Yale Begins Study of Campus Buildings and Grounds for Future Planning
Yale President Richard C. Levin has announced that the University is conducting a study of Yale’s campus buildings and grounds to assist in the physical planning for the campus in the future.
“Over the past few years, we have undertaken the renovation of many buildings on campus and planned for the renewal of many others. This new study is intended to provide long-term guidance as we proceed – by defining appropriate design standards for the various campus precincts, by proposing possible locations for new buildings and improvements in landscaping, and by considering how our renovation program might encourage, architecturally and programmatically, a closer relationship with the city that surrounds us. The study will provide for us a set of broad guidelines and identify specific opportunities; it will not commit us to a rigid, inflexible ‘master plan,’” said Levin.

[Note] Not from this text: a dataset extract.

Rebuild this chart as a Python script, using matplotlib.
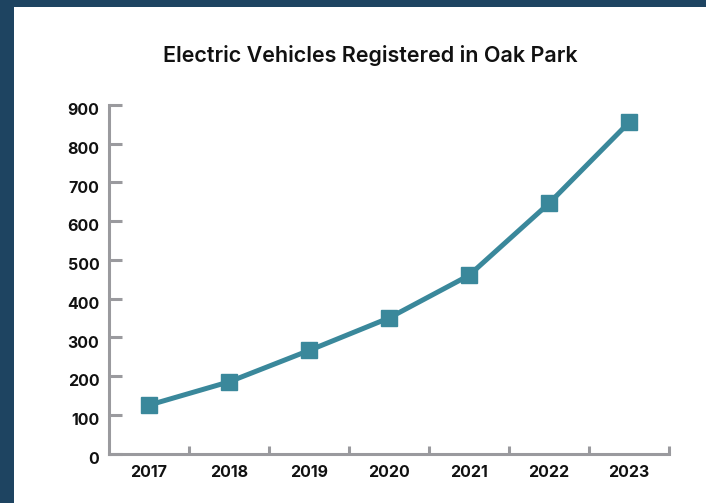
import matplotlib
matplotlib.use("Agg")
import matplotlib.pyplot as plt
from matplotlib.patches import Rectangle
from matplotlib.ticker import FixedLocator
from matplotlib.transforms import ScaledTranslation

# Registered electric vehicles per year
years = ["2017", "2018", "2019", "2020", "2021", "2022", "2023"]
vehicles = [125, 185, 266, 350, 460, 646, 855]
y_ticks = [0, 100, 200, 300, 400, 500, 600, 700, 800, 900]

NAVY = "#1e4461"
TEAL = "#3a889b"
AXIS_GREY = "#9a9a9e"
TEXT = "#111111"

plt.rcParams["font.family"] = ["Inter", "DejaVu Sans"]

fig = plt.figure(figsize=(7.06, 5.03), dpi=100)
fig.patch.set_facecolor(NAVY)
W, H = 706, 503

# white card on the navy frame
bg = fig.add_axes([0, 0, 1, 1], zorder=-10)
bg.set_axis_off()
bg.set_xlim(0, W)
bg.set_ylim(0, H)
bg.add_patch(Rectangle((14, 0), W - 14, H - 7, facecolor="white", edgecolor="none"))

ax = fig.add_axes([109 / W, (H - 453.5) / H, (669 - 109) / W, (453.5 - 105) / H])
ax.set_facecolor("none")

x = list(range(len(years)))
ax.plot(x, vehicles, color=TEAL, linewidth=3.6, marker="s", markersize=11,
        markerfacecolor=TEAL, markeredgecolor=TEAL, zorder=3, clip_on=False)

ax.set_xlim(-0.5, len(years) - 0.5)
ax.set_ylim(0, 900)

for side in ("top", "right"):
    ax.spines[side].set_visible(False)
for side in ("left", "bottom"):
    ax.spines[side].set_color(AXIS_GREY)
    ax.spines[side].set_linewidth(2.2)

ax.set_yticks(y_ticks)
ax.set_yticklabels([str(v) for v in y_ticks])
ax.set_xticks(x)
ax.set_xticklabels(years)
ax.xaxis.set_minor_locator(FixedLocator([i + 0.5 for i in x]))

ax.tick_params(axis="y", direction="in", length=9.5, width=2.2, color=AXIS_GREY,
               pad=7, labelsize=11.5, labelcolor=TEXT)
ax.tick_params(axis="x", which="major", length=0, pad=8, labelsize=11.5,
               labelcolor=TEXT)
ax.tick_params(axis="x", which="minor", direction="in", length=5.5, width=2.2,
               color=AXIS_GREY)

# y labels sit slightly below their ticks
shift = ScaledTranslation(0, -3 / 72, fig.dpi_scale_trans)
for lab in ax.get_yticklabels():
    lab.set_transform(lab.get_transform() + shift)
for lab in ax.get_xticklabels() + ax.get_yticklabels():
    lab.set_fontweight("bold")

fig.text(370 / W, (H - 55) / H, "Electric Vehicles Registered in Oak Park",
         ha="center", va="center", fontsize=15.5, fontweight="semibold", color=TEXT)

fig.savefig("out.png", dpi=100, facecolor=fig.get_facecolor())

To assist in the study, Yale has retained a team of consultants, headed by Cooper, Robertson & Partners of New York City, an architecture and urban design firm. Also on the team: the Olin Partnership, a landscape architecture firm from Philadelphia; the TWO TWELVE Group, a graphics firm founded in New Haven and now located in New York, and Hunnicutt Davis, a traffic and transportation firm from Norwalk. Also working on the study are the Urban Design Workshop, led by Associate Dean of Architecture Alan Plattus; David DeLong of the University of Pennsylvania on historic resources; Yale-affiliated Daniel Ryan on sociological aspects and Donald Watson on the environmental component.
Yale Vice President for Finance and Administration Joseph P. Mullinix is overseeing the study team’s work.